Per il medesimo motivo, inoltre, la legge regionale deve disciplinare - secondo l’art. 145, comma 4, del d.lg. n. 42 del 2004 - “le procedure di adeguamento degli altri strumenti di pianificazione e le connesse misure di governo del territorio in linea con le determinazioni del nuovo piano paesaggistico (sentenza n. 64 del 2015) o, nell’attesa dell’adozione, secondo le modalità concertate e preliminari alla sua stessa adozione” (sentenza n. 86 del 2019), anche allorquando la regione si sia a ciò volontariamente vincolata mediante apposito accordo.
4.2. Nella specie, la regione Calabria ha sottoscritto un Protocollo d’intesa con l’allora ministero per i Beni e le Attività culturali in data 23 dicembre 2009, sulla cui base ha avviato un rapporto di collaborazione in vista della elaborazione congiunta del piano paesaggistico regionale, in linea con l’art. 143 del Codice dei beni culturali e del paesaggio. Da tale collaborazione è scaturita l’adozione del Quadro territoriale regionale con valenza paesaggistica (QTRP), approvato dal Consiglio regionale con deliberazione 1° agosto 2016, in attuazione degli artt. 17 e 25 della legge della regione Calabria 16 aprile 2002, n. 19 (Norme per la tutela, governo ed uso del territorio - Legge urbanistica della Calabria). In questo documento, frutto di elaborazione congiunta, si definisce il quadro condiviso “di riferimento e di indirizzo per lo sviluppo sostenibile dell’intero territorio regionale” (art. 1, comma 2), di tutti gli interventi di trasformazione del territorio da realizzare, anche nelle more dell’approvazione del piano paesaggistico regionale, si specificano i compiti del Comitato tecnico di copianificazione, istituito in attuazione del citato Protocollo, si impone una valutazione congiunta di coerenza degli strumenti di pianificazione locale con il quadro stesso da parte della regione e dei competenti organi del Mibact (art. 30, comma 7).
È, pertanto, evidente che l’introduzione delle disposizioni regionali impugnate, che, come si è detto, consentono interventi edilizi straordinari, in deroga agli strumenti urbanistici, ulteriori rispetto a quelli già previsti dalla citata legge reg.

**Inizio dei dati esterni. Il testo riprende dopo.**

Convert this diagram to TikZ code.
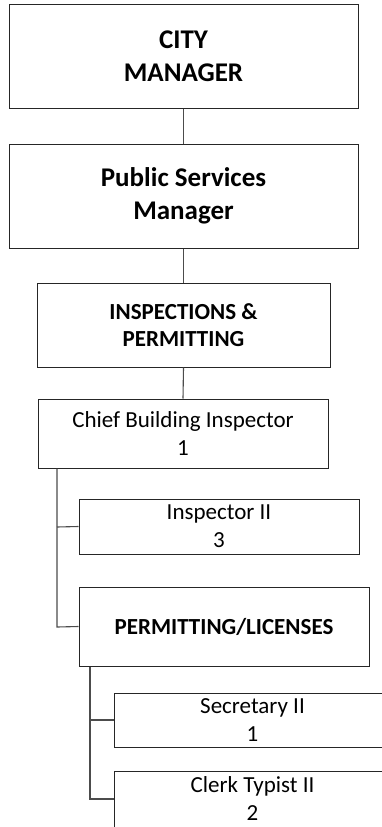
\documentclass[tikz,border=0pt]{standalone}
\usepackage{fontspec}
\setmainfont{Carlito}
\begin{document}
\begin{tikzpicture}[x=1pt,y=-1pt,
  box/.style={draw=black!85, line width=1pt, inner sep=0pt, align=center, fill=white},
  bigbold/.style={font=\bfseries\fontsize{27}{32.5}\selectfont},
  midbold/.style={font=\bfseries\fontsize{23}{27}\selectfont},
  reg/.style={font=\fontsize{23}{28}\selectfont},
  link/.style={draw=black!70, line width=1.1pt}]
\useasboundingbox (0,0) rectangle (382,827);
\clip (0,0) rectangle (382,827);
\fill[white] (0,0) rectangle (382,827);
% connector bend points
\coordinate (v1top) at (57,468);
\coordinate (v1a) at (57,527);
\coordinate (v1b) at (57,627);
\coordinate (v2top) at (90,666);
\coordinate (v2a) at (90,720);
\coordinate (v2b) at (90,799);
% boxes
\node[box, bigbold, minimum width=349pt, minimum height=104pt] (cm) at (183.5,56) {CITY\\MANAGER};
\node[box, bigbold, minimum width=349pt, minimum height=104pt] (psm) at (183.5,196) {Public Services\\Manager};
\node[box, midbold, minimum width=293pt, minimum height=84pt] (ip) at (183.5,325) {INSPECTIONS \&\\PERMITTING};
\node[box, reg, minimum width=290pt, minimum height=69pt] (cbi) at (183,433.5) {Chief Building Inspector\\1};
\node[box, reg, minimum width=280pt, minimum height=55pt] (ins) at (219,526.5) {Inspector II\\3};
\node[box, midbold, minimum width=290pt, minimum height=79pt] (pl) at (224,626.5) {PERMITTING/LICENSES};
\node[box, reg, minimum width=277pt, minimum height=54pt] (sec) at (252.5,720) {Secretary II\\1};
\node[box, minimum width=277pt, minimum height=80pt, anchor=north] (clerk) at (252.5,771) {};
\node[reg, inner sep=0pt, align=center] (clerktext) at (252.5,798.5) {Clerk Typist II\\2};
% links
\draw[link] (cm.south) -- (psm.north);
\draw[link] (psm.south) -- (ip.north);
\draw[link] (ip.south) -- (cbi.north);
\draw[link] (cbi.south -| v1top) -- (v1b) -- (pl.west);
\draw[link] (v1a) -- (ins.west);
\draw[link] (pl.south -| v2top) -- (v2b) -- (v2b -| clerk.west);
\draw[link] (v2a) -- (sec.west);
\end{tikzpicture}
\end{document}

Calabria n. 21 del 2010 e ne prorogano di un anno la realizzabilità, in riferimento anche a immobili edificati più recentemente, senza seguire le modalità procedurali collaborative concordate e senza attendere l’approvazione congiunta del piano paesaggistico regionale, vìola l’impegno assunto dalla regione in ordine alla condivisione del “governo delle trasformazioni del proprio territorio e congiuntamente del paesaggio” (art. 1, comma 1, del QTRP) e, quindi, il principio di leale collaborazione cui si informano le norme del Codice dei beni culturali e del paesaggio e determina una lesione della sfera di competenza statale in materia di “tutela dell’ambiente, dell’ecosistema e dei beni culturali”.
Ciò comporta un’ulteriore conseguenza, confortata da quanto questa Corte ha recentemente affermato con riguardo al potere di pianificazione urbanistica, in armonia con il giudice amministrativo, e cioè che esso ““non è funzionale solo all’interesse all’ordinato sviluppo edilizio del territorio [...], ma è rivolto anche alla realizzazione contemperata di una pluralità di differenti interessi pubblici, che trovano il proprio fondamento in valori costituzionalmente garantiti” (Consiglio di Stato, sezione quarta, sentenza 9 maggio 2018, n. 2780)” (sentenza n. 202 del 2021).
Nel consentire i richiamati interventi edilizi in deroga alla pianificazione urbanistica per un tempo indefinito, per effetto delle reiterate proroghe (il termine originariamente previsto per la presentazione delle istanze per eseguire gli interventi in questione, individuato nel 31 dicembre 2014, era stato poi prorogato al 31 dicembre 2016, poi ancora al 31 dicembre 2018, successivamente al 31 dicembre 2020, al 31 dicembre 2021 e ora al 31 dicembre 2022), le citate previsioni finiscono per danneggiare il territorio in tutte le sue connesse componenti e, primariamente, nel suo aspetto paesaggistico e ambientale, in violazione dell’art. 9 Cost. Tale lesione è resa più evidente dalla circostanza che, in questo lungo lasso di tempo, non si è ancora proceduto all’approvazione del piano paesaggistico regionale.
per questi motivi
La Corte costituzionale
dichiara l’illegittimità costituzionale degli artt. 2, 3, commi 1 e 3, e 4, commi 1 e 2, lettera b), della legge della regione Calabria 2 luglio 2020, n. 10, recante “Modifiche e integrazioni al Piano Casa (legge regionale 11 agosto 2010, n. 21)”.